Exactly. Put it on all carriers... just like iPhones & Galaxy's. Why is Windows Phone limited to exclusivity deals? It's not like these deals are working or doing anyone any good. It's time to treat Windows Phones the same as everyone else!!!

cybersaurusrex said,
Exactly. Put it on all carriers... just like iPhones & Galaxy's. Why is Windows Phone limited to exclusivity deals? It's not like these deals are working or doing anyone any good. It's time to treat Windows Phones the same as everyone else!!!

This is how it goes:

Samsung or apple approach a carrier to sell their new model:

Carrier: "Can we have an exclusivity?"
S or A: "Emm... NOOO. Why would we?"
Carrier: "No deal then. We won't sell your phone."
S or A: "LOL, no problem. Our phone is so damn popular. Other carriers will take it and it'd sell in droves. Are you really going to risk that?"
Carrier: "Ok, fine."

Nokia or HTC approach them:

Carrier: "We demand an exclusivity deal"
N or H: "Come on man. We really need to sell this new model on as many carriers as possible. Don't do this."
Carrier: "Why should we care? Either exclusivity or no deal. You're not popular enough so other carriers might not even take you, and if they do, they might not sell it hard enough. Are you willing to take that risk? Give us exclusivity and we do what we do best.
N or H: "Damn it. Fine. Just you wait. We'll become big too some day.
Carrier: "Yeah, ok. Come back when you do. hahaha"

But Windows Phone's market share is so small... I mean, how many people are really "switching" carriers because of these exclusivity deals? Answer... not that many.

Could it be that Apple and Samsung are pressuring carriers to hold Windows Phone back? There's not really any evidence of that. But I just don't see how the exclusivity deals help the carriers at all.

cybersaurusrex said,
But Windows Phone's market share is so small... I mean, how many people are really "switching" carriers because of these exclusivity deals? Answer... not that many.

Could it be that Apple and Samsung are pressuring carriers to hold Windows Phone back? There's not really any evidence of that.
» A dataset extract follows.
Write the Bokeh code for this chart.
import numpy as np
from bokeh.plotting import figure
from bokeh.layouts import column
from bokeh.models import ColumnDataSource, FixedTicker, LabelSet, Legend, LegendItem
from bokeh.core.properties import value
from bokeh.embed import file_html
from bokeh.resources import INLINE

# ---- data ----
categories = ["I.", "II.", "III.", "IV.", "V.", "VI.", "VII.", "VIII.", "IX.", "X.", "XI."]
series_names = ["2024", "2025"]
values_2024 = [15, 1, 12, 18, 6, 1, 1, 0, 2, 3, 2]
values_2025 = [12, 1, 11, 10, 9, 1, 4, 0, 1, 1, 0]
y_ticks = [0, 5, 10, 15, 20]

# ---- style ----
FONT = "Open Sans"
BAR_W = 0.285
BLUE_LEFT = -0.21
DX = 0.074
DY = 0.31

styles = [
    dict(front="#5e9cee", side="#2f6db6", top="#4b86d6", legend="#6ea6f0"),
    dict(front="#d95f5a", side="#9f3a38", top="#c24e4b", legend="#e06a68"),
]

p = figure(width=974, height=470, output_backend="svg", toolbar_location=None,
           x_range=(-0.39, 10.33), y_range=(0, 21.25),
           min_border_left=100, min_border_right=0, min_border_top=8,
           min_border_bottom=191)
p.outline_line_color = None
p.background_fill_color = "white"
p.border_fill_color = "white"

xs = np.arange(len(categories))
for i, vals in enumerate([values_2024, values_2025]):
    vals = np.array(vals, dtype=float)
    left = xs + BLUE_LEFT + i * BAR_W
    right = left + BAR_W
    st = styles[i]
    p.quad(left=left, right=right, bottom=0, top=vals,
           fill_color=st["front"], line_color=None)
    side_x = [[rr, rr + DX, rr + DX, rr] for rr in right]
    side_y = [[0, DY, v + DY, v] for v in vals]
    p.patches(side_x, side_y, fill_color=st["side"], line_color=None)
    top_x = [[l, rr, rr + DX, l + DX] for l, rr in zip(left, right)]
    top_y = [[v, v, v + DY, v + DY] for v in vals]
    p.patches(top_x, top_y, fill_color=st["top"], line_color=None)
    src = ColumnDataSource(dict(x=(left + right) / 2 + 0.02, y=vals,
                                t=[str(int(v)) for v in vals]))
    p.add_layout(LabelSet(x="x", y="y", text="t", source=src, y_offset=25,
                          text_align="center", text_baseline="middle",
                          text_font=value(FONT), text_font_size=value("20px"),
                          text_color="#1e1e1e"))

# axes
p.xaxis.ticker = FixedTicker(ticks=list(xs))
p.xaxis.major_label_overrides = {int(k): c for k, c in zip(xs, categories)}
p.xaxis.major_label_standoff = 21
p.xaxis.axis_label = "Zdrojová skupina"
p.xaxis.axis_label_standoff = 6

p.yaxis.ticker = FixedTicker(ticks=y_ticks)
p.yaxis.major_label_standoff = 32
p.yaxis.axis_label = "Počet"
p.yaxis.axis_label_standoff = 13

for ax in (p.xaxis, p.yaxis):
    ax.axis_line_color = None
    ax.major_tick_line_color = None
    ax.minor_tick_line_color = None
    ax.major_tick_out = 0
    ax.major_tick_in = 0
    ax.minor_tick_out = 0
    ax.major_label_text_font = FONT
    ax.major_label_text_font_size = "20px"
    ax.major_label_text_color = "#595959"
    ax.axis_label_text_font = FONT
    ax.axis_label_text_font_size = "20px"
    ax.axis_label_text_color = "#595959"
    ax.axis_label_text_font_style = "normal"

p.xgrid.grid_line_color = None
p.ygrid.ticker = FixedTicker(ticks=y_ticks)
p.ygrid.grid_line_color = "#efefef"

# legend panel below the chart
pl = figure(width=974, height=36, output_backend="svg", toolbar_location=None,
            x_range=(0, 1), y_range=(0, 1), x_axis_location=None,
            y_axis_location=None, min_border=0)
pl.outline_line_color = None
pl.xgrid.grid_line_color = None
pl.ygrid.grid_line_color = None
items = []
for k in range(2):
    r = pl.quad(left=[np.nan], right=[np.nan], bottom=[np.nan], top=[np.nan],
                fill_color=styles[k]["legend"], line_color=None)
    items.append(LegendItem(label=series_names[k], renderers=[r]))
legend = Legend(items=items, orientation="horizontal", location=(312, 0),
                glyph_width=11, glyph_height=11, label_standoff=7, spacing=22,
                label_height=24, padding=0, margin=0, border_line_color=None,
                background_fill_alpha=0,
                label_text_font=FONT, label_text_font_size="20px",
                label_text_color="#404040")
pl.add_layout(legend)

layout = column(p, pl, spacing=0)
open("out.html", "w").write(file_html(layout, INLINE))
But I just don't see how the exclusivity deals help the carriers at all.

It's such a simple business concept not to get. Carriers always strive to have new models all to themselves, popular or less popular.

Scenario 1:
Phone A is on both carrier X and Z.
It sells 20,000 on X and 10,000 on Z. Very few of them were converts because the phone was available on both.

Scenario 2:
Phone A is only available on X. It sells 21,500 units. 1500 are converts since they really wanted that phone. Not much, but still more buyers compared to scenario 1.

If I have something to sell that you don't, it'd mean more sale for me.

tsupersonic said,
iPhone did fine when it was an AT&T exclusive for 3+ years. I hope this HTC WP does well.
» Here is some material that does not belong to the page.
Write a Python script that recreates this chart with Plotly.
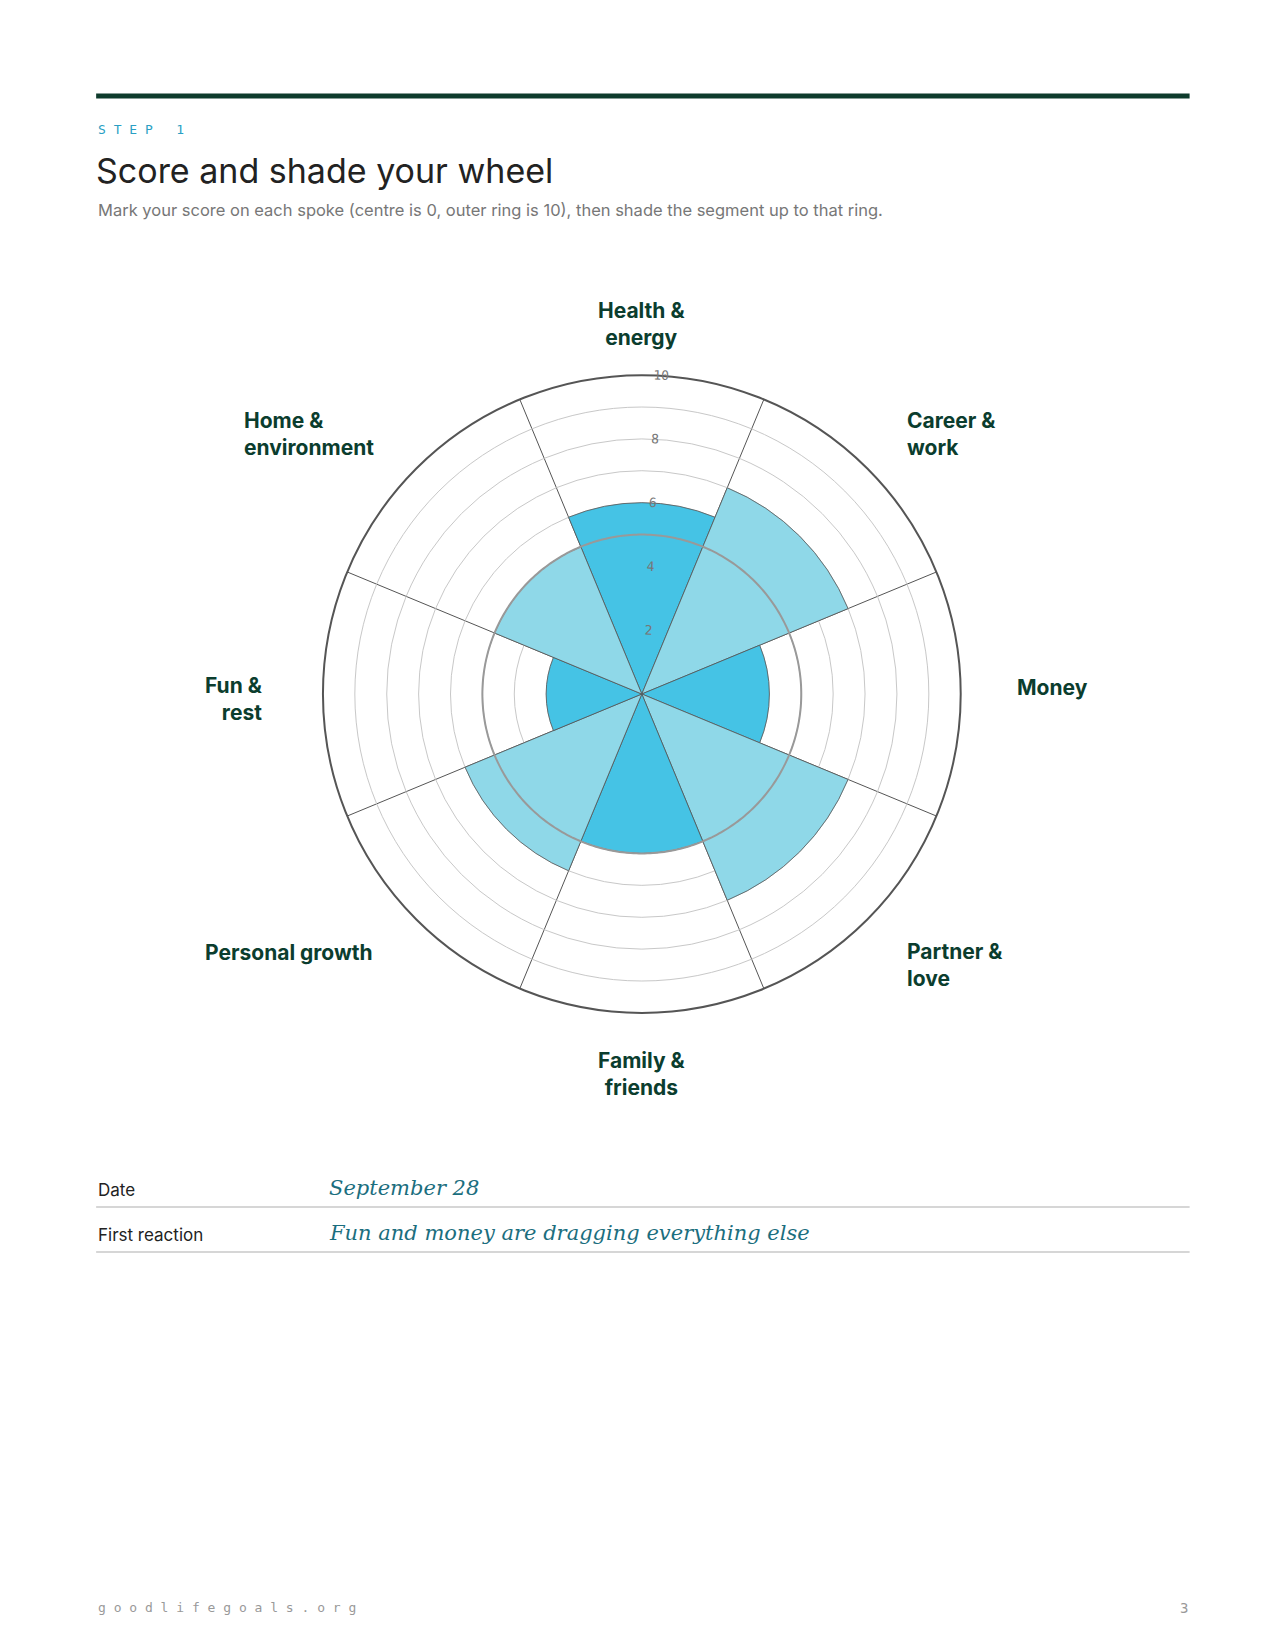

When the iPhone came out there was no good competition. Now people have a lot of choices.

eddman said,

Nokia or HTC approach them:

Carrier: "We demand an exclusivity deal"
N or H: "Come on man. We really need to sell this new model on as many carriers as possible. Don't do this."
Carrier: "Why should we care? Either exclusivity or no deal. You're not popular enough so other carriers might not even take you, and if they do, they might not sell it hard enough. Are you willing to take that risk? Give us exclusivity and we do what we do best.
N or H: "Damn it. Fine. Just you wait. We'll become big too some day.
Carrier: "Yeah, ok. Come back when you do. hahaha"
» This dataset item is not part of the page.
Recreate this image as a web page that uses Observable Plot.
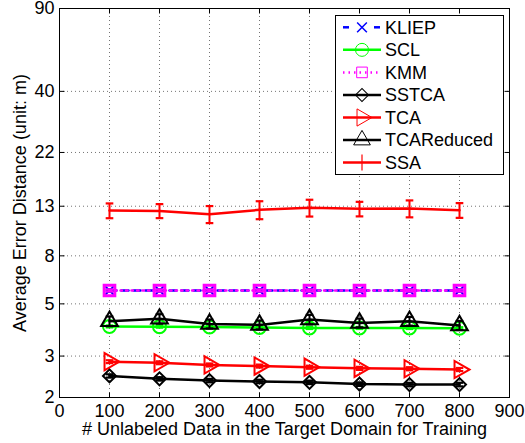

Except with Nokia that isn't how it went in some cases.. Nokia released multiple variants of the same device to avoid exclusivity on one certain range (think 520, 525, 528) all the same phone, while the 520 was the base model. (Also 925, 928). etc

and yes this excludes the 530 and 930 which are later models and not in my example.

anothercookie said,

When the iPhone came out there was no good competition. Now people have a lot of choices.

I'll disagree, there were plenty of good phones out there especially towards the later years. Remember the exclusivity went up to 2011, at which point Android devices exploded.